Your goal — Gather from the listing below each line that includes the word "this", and copy it.

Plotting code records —
════

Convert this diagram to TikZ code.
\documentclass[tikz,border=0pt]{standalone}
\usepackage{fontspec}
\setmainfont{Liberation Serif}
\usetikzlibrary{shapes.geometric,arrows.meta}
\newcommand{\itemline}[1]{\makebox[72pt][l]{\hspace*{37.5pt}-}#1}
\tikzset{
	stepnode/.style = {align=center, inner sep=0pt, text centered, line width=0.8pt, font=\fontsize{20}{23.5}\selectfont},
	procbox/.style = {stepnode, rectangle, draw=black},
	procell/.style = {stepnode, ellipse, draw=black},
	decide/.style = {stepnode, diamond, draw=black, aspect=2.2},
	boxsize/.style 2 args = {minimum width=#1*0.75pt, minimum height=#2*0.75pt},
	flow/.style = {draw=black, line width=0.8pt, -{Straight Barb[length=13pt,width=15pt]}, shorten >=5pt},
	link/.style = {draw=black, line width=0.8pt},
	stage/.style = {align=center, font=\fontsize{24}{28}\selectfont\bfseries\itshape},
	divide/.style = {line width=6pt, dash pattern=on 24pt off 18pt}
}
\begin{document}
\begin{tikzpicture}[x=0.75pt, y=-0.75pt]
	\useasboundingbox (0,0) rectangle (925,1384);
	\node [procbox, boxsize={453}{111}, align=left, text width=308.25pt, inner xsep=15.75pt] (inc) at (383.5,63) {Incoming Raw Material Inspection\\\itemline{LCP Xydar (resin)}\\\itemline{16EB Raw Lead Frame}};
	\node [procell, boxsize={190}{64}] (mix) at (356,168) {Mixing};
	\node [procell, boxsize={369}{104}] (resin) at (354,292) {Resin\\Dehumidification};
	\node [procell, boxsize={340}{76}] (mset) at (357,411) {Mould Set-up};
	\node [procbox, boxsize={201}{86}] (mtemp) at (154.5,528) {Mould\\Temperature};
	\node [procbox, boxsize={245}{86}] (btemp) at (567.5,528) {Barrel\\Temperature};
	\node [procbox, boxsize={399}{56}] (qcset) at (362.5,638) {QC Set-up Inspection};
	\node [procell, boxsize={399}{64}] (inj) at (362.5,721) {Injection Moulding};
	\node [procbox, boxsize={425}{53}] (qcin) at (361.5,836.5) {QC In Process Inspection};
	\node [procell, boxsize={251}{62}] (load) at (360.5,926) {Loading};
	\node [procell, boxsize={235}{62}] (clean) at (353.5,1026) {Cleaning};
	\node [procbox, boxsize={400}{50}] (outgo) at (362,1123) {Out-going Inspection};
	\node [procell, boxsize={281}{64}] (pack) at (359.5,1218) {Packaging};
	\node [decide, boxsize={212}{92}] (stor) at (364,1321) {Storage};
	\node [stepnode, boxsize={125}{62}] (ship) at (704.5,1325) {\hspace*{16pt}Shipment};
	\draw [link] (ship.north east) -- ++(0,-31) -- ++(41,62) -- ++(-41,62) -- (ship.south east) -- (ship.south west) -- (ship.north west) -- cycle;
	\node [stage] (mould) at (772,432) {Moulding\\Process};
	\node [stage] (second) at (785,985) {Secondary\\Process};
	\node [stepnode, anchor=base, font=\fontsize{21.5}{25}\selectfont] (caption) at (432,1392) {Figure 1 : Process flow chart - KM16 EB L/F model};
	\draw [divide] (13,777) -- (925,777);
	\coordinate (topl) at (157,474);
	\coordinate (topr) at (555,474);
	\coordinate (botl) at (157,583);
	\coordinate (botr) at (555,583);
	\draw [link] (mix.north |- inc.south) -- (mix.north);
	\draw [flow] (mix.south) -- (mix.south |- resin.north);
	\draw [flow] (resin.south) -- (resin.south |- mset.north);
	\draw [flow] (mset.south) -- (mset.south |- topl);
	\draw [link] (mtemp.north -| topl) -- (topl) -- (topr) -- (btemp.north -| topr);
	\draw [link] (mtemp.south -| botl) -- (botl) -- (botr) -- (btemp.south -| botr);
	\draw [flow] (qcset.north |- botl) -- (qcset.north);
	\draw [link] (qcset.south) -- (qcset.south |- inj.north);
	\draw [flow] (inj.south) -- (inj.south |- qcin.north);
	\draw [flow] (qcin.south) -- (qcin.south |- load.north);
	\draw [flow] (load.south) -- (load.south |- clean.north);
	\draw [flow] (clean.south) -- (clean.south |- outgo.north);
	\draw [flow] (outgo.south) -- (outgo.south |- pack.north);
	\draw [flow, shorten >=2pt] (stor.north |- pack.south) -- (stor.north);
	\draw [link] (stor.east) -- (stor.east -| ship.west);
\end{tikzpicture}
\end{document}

════

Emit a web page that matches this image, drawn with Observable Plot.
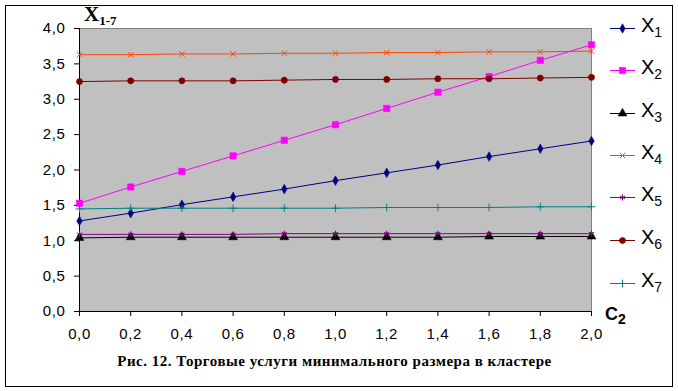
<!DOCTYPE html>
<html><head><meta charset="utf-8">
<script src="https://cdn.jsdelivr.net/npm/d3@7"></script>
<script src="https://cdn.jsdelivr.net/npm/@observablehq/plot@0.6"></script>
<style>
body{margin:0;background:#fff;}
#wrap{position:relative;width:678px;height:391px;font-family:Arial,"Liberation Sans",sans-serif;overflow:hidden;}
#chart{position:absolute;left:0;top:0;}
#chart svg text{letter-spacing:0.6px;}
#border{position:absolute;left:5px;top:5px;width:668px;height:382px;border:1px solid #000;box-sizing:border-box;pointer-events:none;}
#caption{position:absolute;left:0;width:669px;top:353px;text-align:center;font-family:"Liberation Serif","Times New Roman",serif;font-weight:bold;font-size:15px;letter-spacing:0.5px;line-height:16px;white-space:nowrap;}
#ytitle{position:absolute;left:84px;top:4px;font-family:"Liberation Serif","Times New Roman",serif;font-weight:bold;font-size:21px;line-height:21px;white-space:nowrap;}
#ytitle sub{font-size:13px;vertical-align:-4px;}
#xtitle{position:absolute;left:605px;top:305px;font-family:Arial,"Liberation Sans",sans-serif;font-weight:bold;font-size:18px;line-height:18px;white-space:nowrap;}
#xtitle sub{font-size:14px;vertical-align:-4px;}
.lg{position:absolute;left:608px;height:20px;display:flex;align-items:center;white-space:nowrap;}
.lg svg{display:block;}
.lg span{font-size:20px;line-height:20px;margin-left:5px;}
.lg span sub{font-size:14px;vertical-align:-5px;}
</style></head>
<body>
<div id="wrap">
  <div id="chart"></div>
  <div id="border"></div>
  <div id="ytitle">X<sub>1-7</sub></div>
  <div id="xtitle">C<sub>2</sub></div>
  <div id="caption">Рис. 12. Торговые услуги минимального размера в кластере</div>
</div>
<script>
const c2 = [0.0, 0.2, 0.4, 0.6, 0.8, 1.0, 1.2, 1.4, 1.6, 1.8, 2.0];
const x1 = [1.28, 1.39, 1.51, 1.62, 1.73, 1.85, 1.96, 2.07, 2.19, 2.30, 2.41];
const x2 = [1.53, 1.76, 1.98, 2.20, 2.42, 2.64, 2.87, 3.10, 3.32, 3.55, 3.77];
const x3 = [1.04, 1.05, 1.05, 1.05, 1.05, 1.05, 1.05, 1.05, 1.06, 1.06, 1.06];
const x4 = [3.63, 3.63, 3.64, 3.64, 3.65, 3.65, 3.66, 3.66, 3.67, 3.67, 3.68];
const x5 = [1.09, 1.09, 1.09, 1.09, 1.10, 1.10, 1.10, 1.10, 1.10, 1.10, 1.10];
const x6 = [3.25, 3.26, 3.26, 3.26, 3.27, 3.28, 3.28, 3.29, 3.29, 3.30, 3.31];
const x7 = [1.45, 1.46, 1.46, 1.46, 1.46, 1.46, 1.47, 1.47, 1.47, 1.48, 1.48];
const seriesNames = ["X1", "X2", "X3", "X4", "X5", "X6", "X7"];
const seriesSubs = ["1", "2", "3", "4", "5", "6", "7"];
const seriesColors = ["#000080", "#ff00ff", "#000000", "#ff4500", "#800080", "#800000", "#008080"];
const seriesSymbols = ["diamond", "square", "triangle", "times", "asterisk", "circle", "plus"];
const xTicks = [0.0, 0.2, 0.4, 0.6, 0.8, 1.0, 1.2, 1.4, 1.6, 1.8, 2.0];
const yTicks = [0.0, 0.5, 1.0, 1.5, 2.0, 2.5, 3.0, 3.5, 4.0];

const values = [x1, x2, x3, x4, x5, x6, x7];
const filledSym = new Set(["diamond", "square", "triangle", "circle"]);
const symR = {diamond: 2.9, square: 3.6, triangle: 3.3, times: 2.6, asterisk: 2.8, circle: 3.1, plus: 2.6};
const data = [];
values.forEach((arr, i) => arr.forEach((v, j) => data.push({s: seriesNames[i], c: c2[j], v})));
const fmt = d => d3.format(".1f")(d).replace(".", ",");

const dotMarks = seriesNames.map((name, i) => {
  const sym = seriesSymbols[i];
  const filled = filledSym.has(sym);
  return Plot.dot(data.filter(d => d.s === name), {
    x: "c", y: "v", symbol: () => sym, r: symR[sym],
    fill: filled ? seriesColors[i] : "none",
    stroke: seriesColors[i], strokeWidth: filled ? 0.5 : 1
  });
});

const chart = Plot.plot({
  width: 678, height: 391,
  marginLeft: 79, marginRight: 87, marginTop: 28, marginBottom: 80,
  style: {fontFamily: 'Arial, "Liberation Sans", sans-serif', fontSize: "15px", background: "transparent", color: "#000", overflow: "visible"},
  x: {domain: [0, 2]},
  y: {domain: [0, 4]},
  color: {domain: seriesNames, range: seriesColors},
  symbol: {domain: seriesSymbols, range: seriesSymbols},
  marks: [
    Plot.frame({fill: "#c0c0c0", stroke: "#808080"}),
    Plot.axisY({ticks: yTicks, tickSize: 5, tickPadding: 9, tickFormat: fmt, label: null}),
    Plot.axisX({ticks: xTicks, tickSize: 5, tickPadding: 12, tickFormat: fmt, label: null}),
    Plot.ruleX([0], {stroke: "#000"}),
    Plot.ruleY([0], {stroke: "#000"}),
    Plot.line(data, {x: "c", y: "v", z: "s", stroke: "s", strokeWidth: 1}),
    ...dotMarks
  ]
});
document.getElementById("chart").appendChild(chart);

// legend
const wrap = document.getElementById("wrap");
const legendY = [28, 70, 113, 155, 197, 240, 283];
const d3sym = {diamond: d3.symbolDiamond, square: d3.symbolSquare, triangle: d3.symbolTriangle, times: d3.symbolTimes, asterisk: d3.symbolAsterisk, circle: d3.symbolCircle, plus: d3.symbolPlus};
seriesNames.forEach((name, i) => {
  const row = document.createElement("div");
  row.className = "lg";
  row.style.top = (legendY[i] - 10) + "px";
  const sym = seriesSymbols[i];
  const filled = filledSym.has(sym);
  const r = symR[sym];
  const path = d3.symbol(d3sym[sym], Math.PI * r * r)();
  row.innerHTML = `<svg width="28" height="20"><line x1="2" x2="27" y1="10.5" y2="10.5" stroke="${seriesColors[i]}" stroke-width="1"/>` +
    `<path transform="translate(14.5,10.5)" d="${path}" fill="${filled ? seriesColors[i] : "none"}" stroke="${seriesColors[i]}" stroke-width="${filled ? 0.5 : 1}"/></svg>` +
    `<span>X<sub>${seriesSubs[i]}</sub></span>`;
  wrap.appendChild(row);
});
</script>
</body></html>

════

Final answer —
Convert this diagram to TikZ code.
Emit a web page that matches this image, drawn with Observable Plot.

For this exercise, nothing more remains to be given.